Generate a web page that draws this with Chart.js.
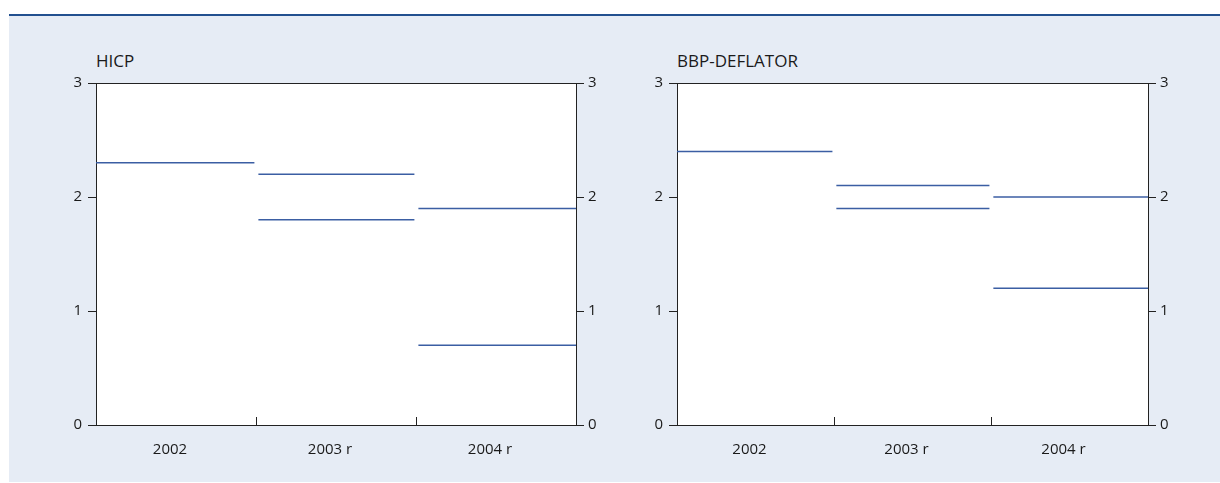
<!DOCTYPE html>
<html lang="en">
<head>
    <meta charset=utf-8>
    <title>HICP en BBP-deflator</title>
    <script type="text/javascript" src="https://cdn.jsdelivr.net/npm/chart.js@4/dist/chart.umd.min.js"></script>
    <style>
        body { margin: 0; background: #fff; width: 1220px; height: 483px; position: relative; overflow: hidden;
               font-family: "Open Sans", "Noto Sans", sans-serif; }
        #rule { position: absolute; left: 9px; top: 14px; width: 1211px; height: 2px; background: #22508f; }
        #panel { position: absolute; left: 9px; top: 16px; width: 1211px; height: 466px; background: #e6ecf5; }
        canvas { position: absolute; top: 16px; }
        .title { position: absolute; top: 52px; font-size: 17px; line-height: 17px; color: #1a1a1a; }
    </style>
</head>
<body>
<div id="rule"></div>
<div id="panel"></div>
<div class="title" style="left:96px">HICP</div>
<div class="title" style="left:677px">BBP-DEFLATOR</div>
<canvas id="hicpChart" width="620" height="467" style="left:0"></canvas>
<canvas id="deflatorChart" width="600" height="467" style="left:620px"></canvas>
<script>
    var categories = ['2002', '2003 r', '2004 r'];
    var hicpValues = [[2.3], [2.2, 1.8], [1.9, 0.7]];
    var deflatorValues = [[2.4], [2.1, 1.9], [2.0, 1.2]];
    var yTicks = [0, 1, 2, 3];

    var lineColor = '#3b5ea3';
    var axisColor = '#222';
    var textColor = '#1a1a1a';
    var tickFont = {family: '"Open Sans", "Noto Sans", sans-serif', size: 15};

    // white plot area, top frame line, small inward ticks between categories
    var framePlugin = {
        id: 'frame',
        beforeDraw: function (chart) {
            var a = chart.chartArea, ctx = chart.ctx;
            ctx.save();
            ctx.fillStyle = '#fff';
            ctx.fillRect(a.left, a.top, a.right - a.left, a.bottom - a.top);
            ctx.restore();
        },
        afterDraw: function (chart) {
            var a = chart.chartArea, ctx = chart.ctx, x = chart.scales.x;
            ctx.save();
            ctx.strokeStyle = axisColor;
            ctx.lineWidth = 1;
            ctx.beginPath();
            ctx.moveTo(a.left, a.top + 0.5);
            ctx.lineTo(a.right, a.top + 0.5);
            for (var i = 1; i < categories.length; i++) {
                var px = Math.round(x.getPixelForValue(i)) + 0.5;
                ctx.moveTo(px, a.bottom);
                ctx.lineTo(px, a.bottom - 8);
            }
            ctx.stroke();
            ctx.restore();
        }
    };

    function yAxis(position, padding) {
        return {
            position: position,
            min: 0,
            max: 3,
            afterBuildTicks: function (s) {
                s.ticks = yTicks.map(function (v) { return {value: v}; });
            },
            afterFit: function (s) { s.width = 30; },
            grid: {drawOnChartArea: false, tickLength: 8, color: axisColor},
            border: {color: axisColor, width: 1},
            ticks: {padding: padding, color: textColor, font: tickFont}
        };
    }

    function makeChart(id, values, padding) {
        var datasets = [];
        values.forEach(function (vals, i) {
            vals.forEach(function (v) {
                var x0 = i === 0 ? 0 : i + 0.015;
                var x1 = i === categories.length - 1 ? i + 1 : i + 0.99;
                datasets.push({
                    data: [{x: x0, y: v}, {x: x1, y: v}],
                    borderColor: lineColor,
                    borderWidth: 1.5,
                    pointRadius: 0,
                    fill: false
                });
            });
        });

        return new Chart(document.getElementById(id), {
            type: 'line',
            data: {datasets: datasets},
            options: {
                responsive: false,
                animation: false,
                layout: {padding: padding},
                plugins: {legend: {display: false}, tooltip: {enabled: false}},
                scales: {
                    x: {
                        type: 'linear',
                        min: 0,
                        max: categories.length,
                        afterBuildTicks: function (s) {
                            s.ticks = categories.map(function (c, i) { return {value: i + 0.5}; });
                        },
                        afterFit: function (s) { s.height = 40; },
                        grid: {display: false},
                        border: {color: axisColor, width: 1},
                        ticks: {
                            callback: function (v, i) { return categories[i]; },
                            padding: 8,
                            labelOffset: -6,
                            maxRotation: 0,
                            autoSkip: false,
                            color: textColor,
                            font: tickFont
                        }
                    },
                    y: yAxis('left', 6),
                    y2: yAxis('right', 4)
                }
            },
            plugins: [framePlugin]
        });
    }

    makeChart('hicpChart', hicpValues, {left: 66, right: 14, top: 67, bottom: 18});
    makeChart('deflatorChart', deflatorValues, {left: 27, right: 42, top: 67, bottom: 18});
</script>
</body>
</html>
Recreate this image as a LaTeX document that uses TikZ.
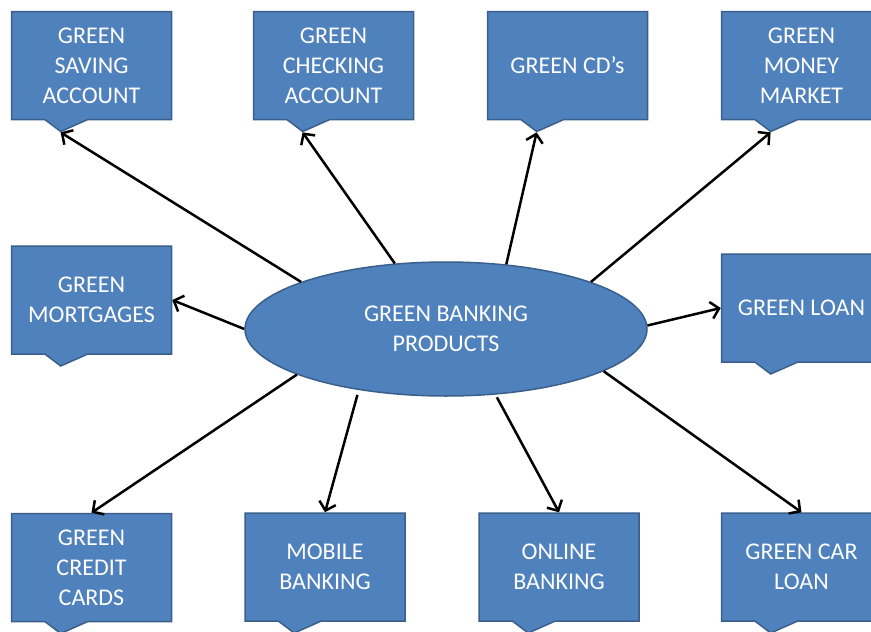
\documentclass[tikz,border=0pt]{standalone}
\usepackage{fontspec}
\setmainfont{Carlito}
\usetikzlibrary{shapes.geometric,shapes.callouts,arrows.meta}

\definecolor{boxfill}{HTML}{4f81bd}
\definecolor{boxedge}{HTML}{3a5f8b}
\tikzstyle{product}=[rectangle callout, draw={boxedge}, line width=1.5pt, fill={boxfill},
  text=white, font=\fontsize{24}{30}\selectfont, align=center, inner sep=0pt,
  minimum width=160pt, minimum height=108pt,
  callout relative pointer={(-5.6pt,-12pt)}, callout pointer width=43pt]
\tikzstyle{hub}=[ellipse, draw={boxedge}, line width=1.5pt, fill={boxfill},
  text=white, font=\fontsize{24}{30}\selectfont, align=center, inner sep=0pt,
  minimum width=402pt, minimum height=134pt]
\tikzstyle{link}=[-{Straight Barb[length=8pt,width=17pt]}, line width=2.5pt]

\begin{document}
\begin{tikzpicture}[x=1pt, y=-1pt]
      \useasboundingbox (0, 0) rectangle (871, 632);
      \node (products) at (446, 329) [hub] {GREEN BANKING\\PRODUCTS};

      \node (saving) at (91.5, 65.5) [product] {GREEN\\SAVING\\ACCOUNT};
      \node (checking) at (333.5, 65.5) [product] {GREEN\\CHECKING\\ACCOUNT};
      \node (cds) at (567.5, 65.5) [product] {GREEN CD’s};
      \node (moneymarket) at (801.5, 65.5) [product] {GREEN\\MONEY\\MARKET};
      \node (mortgages) at (91.5, 300) [product] {GREEN\\MORTGAGES};
      \node (loan) at (801.5, 308) [product] {GREEN LOAN};
      \node (creditcards) at (91.5, 567.5) [product] {GREEN\\CREDIT\\CARDS};
      \node (mobile) at (325, 567) [product] {MOBILE\\BANKING};
      \node (online) at (559, 567) [product] {ONLINE\\BANKING};
      \node (carloan) at (801.5, 567) [product] {GREEN CAR\\LOAN};

      \draw[link] (products.162) -- (saving.pointer);
      \draw[link] (products.128) -- (checking.pointer);
      \draw[link] (products.47) -- (cds.pointer);
      \draw[link] (products.18) -- (moneymarket.pointer);
      \draw[link] (products.180) -- (mortgages.east);
      \draw[link] (products.1) -- (loan.west);
      \draw[link] (products.197) -- (creditcards.north);
      \draw[link, shorten <=5pt] (products.215) -- (mobile.north);
      \draw[link, shorten <=3pt] (products.307) -- (online.north);
      \draw[link] (products.345) -- (carloan.north);
    \end{tikzpicture}
\end{document}
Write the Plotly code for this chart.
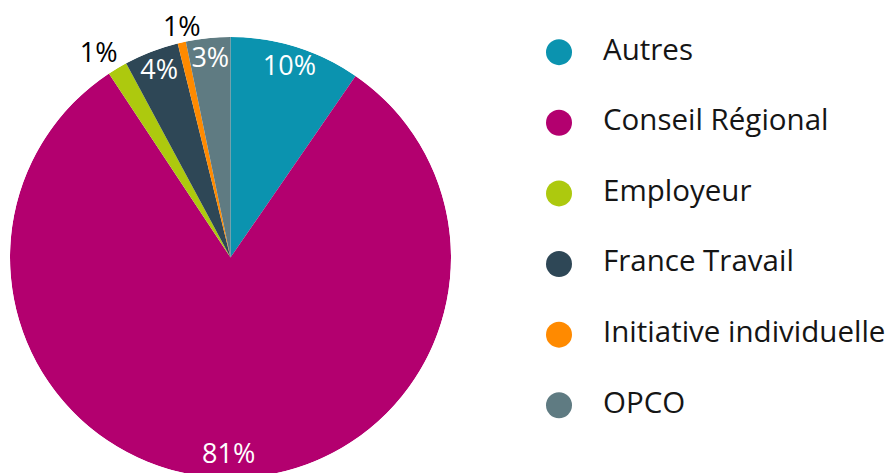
import plotly.graph_objects as go

# financeurs - part des entrées (%)
labels = ["Autres", "Conseil Régional", "Employeur", "France Travail",
          "Initiative individuelle", "OPCO"]
values = [9.6, 81.1, 1.45, 4.0, 0.6, 3.25]
colors = ["#0B93AF", "#B3006F", "#ADC90E", "#2E4756", "#FF8A00", "#5F7B82"]
# where each percentage sits: inside the slice or just outside the rim
label_pos = ["middle center", "middle center", "top left", "middle center",
             "top center", "middle center"]

FONT = "Open Sans"

# page has an 8px body margin, figure sized to fit the window
W, H = 890, 480
ml, mt, mr = 2, 29, 4
pie_d = 441
mb = H - mt - pie_d
plot_w = W - ml - mr

total = sum(values)
widths, mids = [], []
acc = 0
for v in values:
    widths.append(v / total * 360)
    mids.append((acc + v / 2) / total * 360)
    acc += v
pct_txt = ["%d%%" % round(v / total * 100) for v in values]
inside = [p == "middle center" for p in label_pos]

fig = go.Figure()

# pie slices drawn as polar bars so the labels can sit above them
fig.add_trace(go.Barpolar(
    r=[1] * len(values), theta=mids, width=widths,
    marker=dict(color=colors, line=dict(width=0)),
    text=labels, hovertemplate="%{text}<extra></extra>",
    showlegend=False,
))
fig.add_trace(go.Scatterpolar(
    r=[0.9 if ins else 0.999 for ins in inside], theta=mids,
    mode="text", text=pct_txt, textposition=label_pos,
    textfont=dict(size=27, family=FONT, weight=500,
                  color=["white" if ins else "black" for ins in inside]),
    cliponaxis=False, hoverinfo="skip", showlegend=False,
))

# legend drawn as a marker column + label column
fig.add_trace(go.Scatter(
    x=[0] * len(labels), y=labels, mode="markers",
    marker=dict(size=26, color=colors, line=dict(width=0)),
    showlegend=False, hoverinfo="skip",
))
fig.add_trace(go.Scatter(
    x=[1] * len(labels), y=labels, mode="text",
    text=labels, textposition="middle right",
    textfont=dict(size=29.5, color="#151515", family=FONT),
    cliponaxis=False, showlegend=False, hoverinfo="skip",
))

# one x unit = 44px; markers at 551px, labels at 595px
x0 = -(551 - ml) / 44
fig.update_layout(
    width=W, height=H,
    margin=dict(l=ml, r=mr, t=mt, b=mb),
    paper_bgcolor="white", plot_bgcolor="rgba(0,0,0,0)",
    font=dict(family=FONT),
    polar=dict(
        domain=dict(x=[0, pie_d / plot_w], y=[0, 1]),
        bgcolor="rgba(0,0,0,0)",
        radialaxis=dict(range=[0, 1], visible=False),
        angularaxis=dict(rotation=90, direction="clockwise", visible=False),
    ),
    xaxis=dict(range=[x0, x0 + plot_w / 44], visible=False, fixedrange=True),
    yaxis=dict(type="category", range=[6.03, -0.215], visible=False,
               fixedrange=True),
)

fig.write_html("out.html")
══════════
STATED PROBLEM => Nothing but the lines above, starting at the line that contains "Write the Plotly code for this chart." and ending at the line that contains "fig = go.Figure()", should be given again, exactly and without the pictures.

SOLUTION FOR THIS EXERCISE =>
Write the Plotly code for this chart.
import plotly.graph_objects as go

# financeurs - part des entrées (%)
labels = ["Autres", "Conseil Régional", "Employeur", "France Travail",
          "Initiative individuelle", "OPCO"]
values = [9.6, 81.1, 1.45, 4.0, 0.6, 3.25]
colors = ["#0B93AF", "#B3006F", "#ADC90E", "#2E4756", "#FF8A00", "#5F7B82"]
# where each percentage sits: inside the slice or just outside the rim
label_pos = ["middle center", "middle center", "top left", "middle center",
             "top center", "middle center"]

FONT = "Open Sans"

# page has an 8px body margin, figure sized to fit the window
W, H = 890, 480
ml, mt, mr = 2, 29, 4
pie_d = 441
mb = H - mt - pie_d
plot_w = W - ml - mr

total = sum(values)
widths, mids = [], []
acc = 0
for v in values:
    widths.append(v / total * 360)
    mids.append((acc + v / 2) / total * 360)
    acc += v
pct_txt = ["%d%%" % round(v / total * 100) for v in values]
inside = [p == "middle center" for p in label_pos]

fig = go.Figure()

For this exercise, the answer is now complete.